Integrating variational and learning models for imaging inverse problems

Imaging inverse problems are fundamental in various fields like diagnostic medicine and manufacturing engineering. Current methods for reconstruction can be divided into variational and learning-based models. Variational techniques use knowledge of the acquisition model to to reformulate the inverse problem as an optimization problem. The performances of these approach is often limited by regularization choices. Learning-based methods learn reconstruction maps directly from the data but lack consistent theoretical understanding. This thesis explores different integrated frameworks, specifically developed to overcome some limitations of both approaches, demonstrating improvements without sacrificing the performances. Variational models incorporating data-driven techniques are improved, considering a bilevel framework for Total Variation regularization or a Plug-and-Play convergent schemes for iterative reconstruction.
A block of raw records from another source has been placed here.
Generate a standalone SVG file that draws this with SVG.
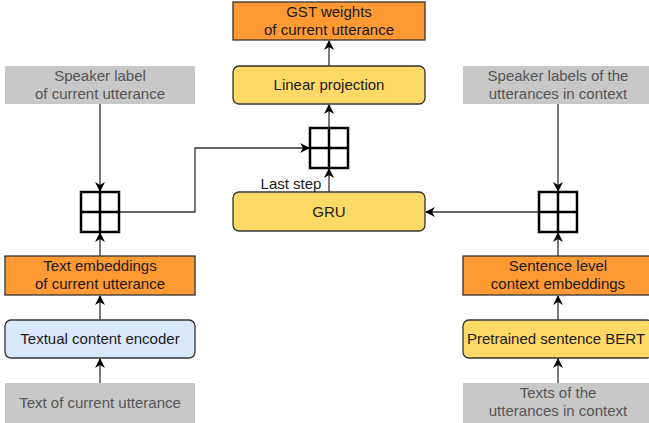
<svg xmlns="http://www.w3.org/2000/svg" width="649" height="423" viewBox="0 0 649 423">
<defs>
<style>
.t{font-family:"Liberation Sans",Arial,sans-serif;font-size:15px;text-anchor:middle;fill:#1a1a1a}
.g{fill:#555555}
.gray{fill:#c8c8c8;stroke:none}
.org{fill:#ff9933;stroke:#333333;stroke-width:1.3}
.yel{fill:#ffd966;stroke:#333333;stroke-width:1.3}
.blu{fill:#dae8fc;stroke:#333333;stroke-width:1.3}
.grid{fill:#ffffff;stroke:#000000;stroke-width:2.5}
.c{fill:none;stroke:#333333;stroke-width:1.3}
</style>
<marker id="ah" viewBox="0 0 10 10" refX="9" refY="5" markerWidth="10" markerHeight="10" markerUnits="userSpaceOnUse" orient="auto">
<path d="M0,0 L10,5 L0,10 L3,5 Z" fill="#000000"/>
</marker>
</defs>
<g id="connectors">
<path class="c" d="M100,104 V191" marker-end="url(#ah)"/>
<path class="c" d="M100,256 V233" marker-end="url(#ah)"/>
<path class="c" d="M100,320 V296" marker-end="url(#ah)"/>
<path class="c" d="M100,383 V359" marker-end="url(#ah)"/>
<path class="c" d="M120,212 H195 V148 H309" marker-end="url(#ah)"/>
<path class="c" d="M329,192 V169" marker-end="url(#ah)"/>
<path class="c" d="M329,128 V105" marker-end="url(#ah)"/>
<path class="c" d="M329,66 V41" marker-end="url(#ah)"/>
<path class="c" d="M558,104 V191" marker-end="url(#ah)"/>
<path class="c" d="M538,212 H426" marker-end="url(#ah)"/>
<path class="c" d="M558,256 V233" marker-end="url(#ah)"/>
<path class="c" d="M558,320 V296" marker-end="url(#ah)"/>
<path class="c" d="M558,383 V359" marker-end="url(#ah)"/>
</g>
<g id="gst"><rect class="org" x="233" y="2" width="192" height="38"/><text class="t" x="329" y="17">GST weights</text><text class="t" x="329" y="35">of current utterance</text></g>
<g id="linear"><rect class="yel" x="233" y="66" width="192" height="38" rx="6"/><text class="t" x="329" y="90">Linear projection</text></g>
<g id="concat-center"><rect class="grid" x="310" y="128" width="38" height="40"/><path class="grid" d="M329,128 V168 M310,148 H348"/></g>
<g id="last-step"><text class="t" x="291" y="189">Last step</text></g>
<g id="gru"><rect class="yel" x="233" y="192" width="192" height="39" rx="6"/><text class="t" x="329" y="217">GRU</text></g>
<g id="speaker-current"><rect class="gray" x="5" y="66" width="190" height="38"/><text class="t g" x="100" y="81">Speaker label</text><text class="t g" x="100" y="99">of current utterance</text></g>
<g id="concat-left"><rect class="grid" x="81" y="192" width="38" height="40"/><path class="grid" d="M100,192 V232 M81,212 H119"/></g>
<g id="text-emb"><rect class="org" x="5" y="256" width="190" height="39"/><text class="t" x="100" y="271">Text embeddings</text><text class="t" x="100" y="289">of current utterance</text></g>
<g id="encoder"><rect class="blu" x="5" y="320" width="190" height="38" rx="6"/><text class="t" x="100" y="344">Textual content encoder</text></g>
<g id="text-current"><rect class="gray" x="5" y="383" width="190" height="40"/><text class="t g" x="100" y="408">Text of current utterance</text></g>
<g id="speaker-context"><rect class="gray" x="463" y="66" width="190" height="38"/><text class="t g" x="558" y="81">Speaker labels of the</text><text class="t g" x="558" y="99">utterances in context</text></g>
<g id="concat-right"><rect class="grid" x="539" y="192" width="38" height="40"/><path class="grid" d="M558,192 V232 M539,212 H577"/></g>
<g id="sent-emb"><rect class="org" x="463" y="256" width="190" height="39"/><text class="t" x="558" y="271">Sentence level</text><text class="t" x="558" y="289">context embeddings</text></g>
<g id="bert"><rect class="yel" x="463" y="320" width="190" height="38" rx="6"/><text class="t" x="556" y="344">Pretrained sentence BERT</text></g>
<g id="texts-context"><rect class="gray" x="463" y="383" width="190" height="40"/><text class="t g" x="558" y="398">Texts of the</text><text class="t g" x="558" y="416">utterances in context</text></g>
</svg>
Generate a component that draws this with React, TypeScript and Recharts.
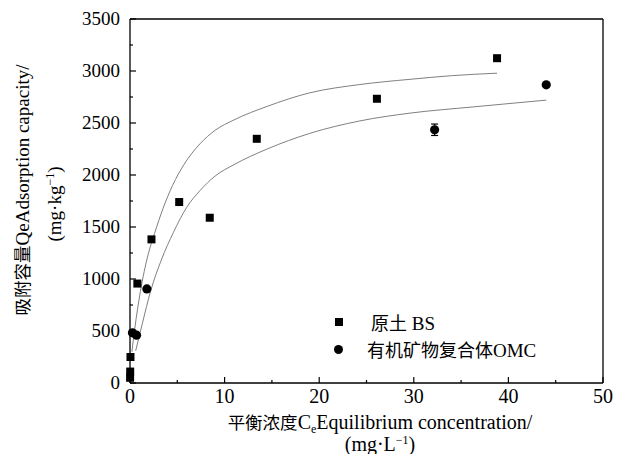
import { ComposedChart, Scatter, Line, XAxis, YAxis, ErrorBar, ReferenceLine, Legend } from 'recharts'

// 原土 BS measured points
const bsCe = [0.01, 0.02, 0.05, 0.78, 2.27, 5.2, 8.43, 13.4, 26.1, 38.8]
const bsQe = [50, 110, 250, 956, 1381, 1740, 1589, 2348, 2733, 3123]
const bsErr = [0, 0, 0, 0, 0, 0, 0, 0, 0, 0]

// 有机矿物复合体 OMC measured points
const omcCe = [0.26, 0.69, 1.78, 32.2, 44.0]
const omcQe = [482, 460, 905, 2435, 2867]
const omcErr = [0, 0, 0, 55, 0]

// fitted isotherm curves
const bsFitCe = [0.2, 0.5, 1.1, 1.9, 2.6, 3.5, 4.5, 5.7, 7.4, 9, 11, 14.5, 19, 24.3, 29.6, 34, 38.8]
const bsFitQe = [300, 520, 880, 1230, 1440, 1680, 1900, 2100, 2300, 2430, 2530, 2660, 2790, 2870, 2920, 2955, 2979]
const omcFitCe = [0.6, 1.3, 2.2, 3.3, 4.6, 6, 7.4, 9, 11, 14.5, 19, 24.3, 29.6, 36.3, 44]
const omcFitQe = [310, 570, 890, 1180, 1450, 1690, 1850, 1990, 2100, 2250, 2400, 2520, 2595, 2655, 2720]

const xTicks = [0, 5, 10, 15, 20, 25, 30, 35, 40, 45, 50]
const yTicks = [0, 250, 500, 750, 1000, 1250, 1500, 1750, 2000, 2250, 2500, 2750, 3000, 3250, 3500]

const bsData = bsCe.map((x, i) => ({ x, y: bsQe[i], err: bsErr[i] }))
const omcData = omcCe.map((x, i) => ({ x, y: omcQe[i], err: omcErr[i] }))
const bsFit = bsFitCe.map((x, i) => ({ x, y: bsFitQe[i] }))
const omcFit = omcFitCe.map((x, i) => ({ x, y: omcFitQe[i] }))

const FONT = "'Liberation Serif', 'Noto Sans CJK SC', serif"
const CJK = "'Noto Sans CJK SC', serif"

const XTick = (props: any) => {
  const { x, y, payload } = props
  const major = payload.value % 10 === 0
  return (
    <g>
      <line x1={x} x2={x} y1={y} y2={y - (major ? 6 : 3)} stroke="#000" strokeWidth={1.2} />
      {major && (
        <text x={x} y={y + 20} textAnchor="middle" fontSize={20} fontFamily={FONT} fill="#000">
          {payload.value}
        </text>
      )}
    </g>
  )
}

const YTick = (props: any) => {
  const { x, y, payload } = props
  const major = payload.value % 500 === 0
  return (
    <g>
      <line x1={x} x2={x + (major ? 6 : 3)} y1={y} y2={y} stroke="#000" strokeWidth={1.2} />
      {major && (
        <text x={x - 10} y={y + 6} textAnchor="end" fontSize={19} fontFamily={FONT} fill="#000">
          {payload.value}
        </text>
      )}
    </g>
  )
}

const Square = (p: any) => <rect x={p.cx - 4} y={p.cy - 4} width={8} height={8} fill="#000" />
const Dot = (p: any) => <circle cx={p.cx} cy={p.cy} r={4.6} fill="#000" />

const XTitle = () => (
  <g fontFamily={FONT} fontSize={20} fill="#000">
    <text x={380} y={429} textAnchor="middle">
      <tspan fontFamily={CJK} fontSize={17.5}>平衡浓度</tspan>C<tspan fontSize={12} dy={4}>e</tspan>
      <tspan dy={-4}>Equilibrium concentration/</tspan>
    </text>
    <text x={380} y={451} textAnchor="middle">
      (mg·L<tspan fontSize={12} dy={-7}>−1</tspan>
      <tspan dy={7}>)</tspan>
    </text>
  </g>
)

const YTitle = () => (
  <g fontFamily={FONT} fontSize={19} fill="#000">
    <text x={29} y={190} textAnchor="middle" transform="rotate(-90, 29, 190)">
      <tspan fontFamily={CJK} fontSize={17.5}>吸附容量</tspan>QeAdsorption capacity/
    </text>
    <text x={61} y={204} textAnchor="middle" transform="rotate(-90, 61, 204)">
      (mg·kg<tspan fontSize={12} dy={-7}>−1</tspan>
      <tspan dy={7}>)</tspan>
    </text>
  </g>
)

const LegendBox = () => (
  <div style={{ position: 'relative', fontFamily: FONT, fontSize: 19, color: '#000', width: 260, height: 60 }}>
    <div style={{ position: 'absolute', left: 6, top: 10, width: 8, height: 8, background: '#000' }} />
    <div style={{ position: 'absolute', left: 42, top: 1, lineHeight: '26px', whiteSpace: 'nowrap' }}>
      <span style={{ fontFamily: CJK, fontSize: 18 }}>原土</span> BS
    </div>
    <div style={{ position: 'absolute', left: 5, top: 37, width: 9, height: 9, borderRadius: '50%', background: '#000' }} />
    <div style={{ position: 'absolute', left: 38, top: 28, lineHeight: '26px', whiteSpace: 'nowrap' }}>
      <span style={{ fontFamily: CJK, fontSize: 18 }}>有机矿物复合体</span>OMC
    </div>
  </div>
)

export default function App() {
  return (
    <div style={{ position: 'absolute', left: 0, top: 0, width: 637, height: 454, background: '#fff' }}>
      <ComposedChart width={637} height={454} margin={{ top: 19, right: 34, bottom: 0, left: 0 }}>
        <XAxis
          type="number"
          dataKey="x"
          domain={[0, 50]}
          ticks={xTicks}
          interval={0}
          tick={<XTick />}
          tickLine={false}
          tickSize={0}
          tickMargin={0}
          height={71}
          axisLine={{ stroke: '#000', strokeWidth: 1.3 }}
          label={{ content: () => <XTitle /> }}
        />
        <YAxis
          type="number"
          dataKey="y"
          domain={[0, 3500]}
          ticks={yTicks}
          interval={0}
          tick={<YTick />}
          tickLine={false}
          tickSize={0}
          tickMargin={0}
          width={130}
          axisLine={{ stroke: '#000', strokeWidth: 1.3 }}
          label={{ content: () => <YTitle /> }}
        />
        <ReferenceLine y={3500} stroke="#000" strokeWidth={1.3} />
        <ReferenceLine x={50} stroke="#000" strokeWidth={1.3} />
        <Line data={bsFit} dataKey="y" type="monotone" stroke="#808080" strokeWidth={1} dot={false} isAnimationActive={false} />
        <Line data={omcFit} dataKey="y" type="monotone" stroke="#808080" strokeWidth={1} dot={false} isAnimationActive={false} />
        <Scatter data={bsData} dataKey="y" shape={Square} isAnimationActive={false}>
          <ErrorBar dataKey="err" direction="y" width={3.5} stroke="#000" strokeWidth={1.2} />
        </Scatter>
        <Scatter data={omcData} dataKey="y" shape={Dot} isAnimationActive={false}>
          <ErrorBar dataKey="err" direction="y" width={3.5} stroke="#000" strokeWidth={1.2} />
        </Scatter>
        <Legend
          layout="horizontal"
          verticalAlign="middle"
          content={() => <LegendBox />}
          wrapperStyle={{ left: 329, top: 308, width: 260, height: 60 }}
        />
      </ComposedChart>
    </div>
  )
}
Several deep learning architectures for image reconstruction are presented, including models for super resolution microscopy and few-view CT, as well as regularization strategies within the Deep Image Prior framework. These approaches highlight the importance of architecture choice and the potential for improvement by incorporating handcrafted regularization terms in deep learning framework. The proposed approaches show how the choice of the architecture in learning-based models is crucial. In addition, their general performances can be improved by employing handcrafted regularization terms, as in the variational framework. In conclusion, the models presented in this thesis confirm that the tools, developed by regularization theory, represent an important component to analyze and control the theoretical guarantees and properties of learning-based techniques, when applied to imaging inverse problems.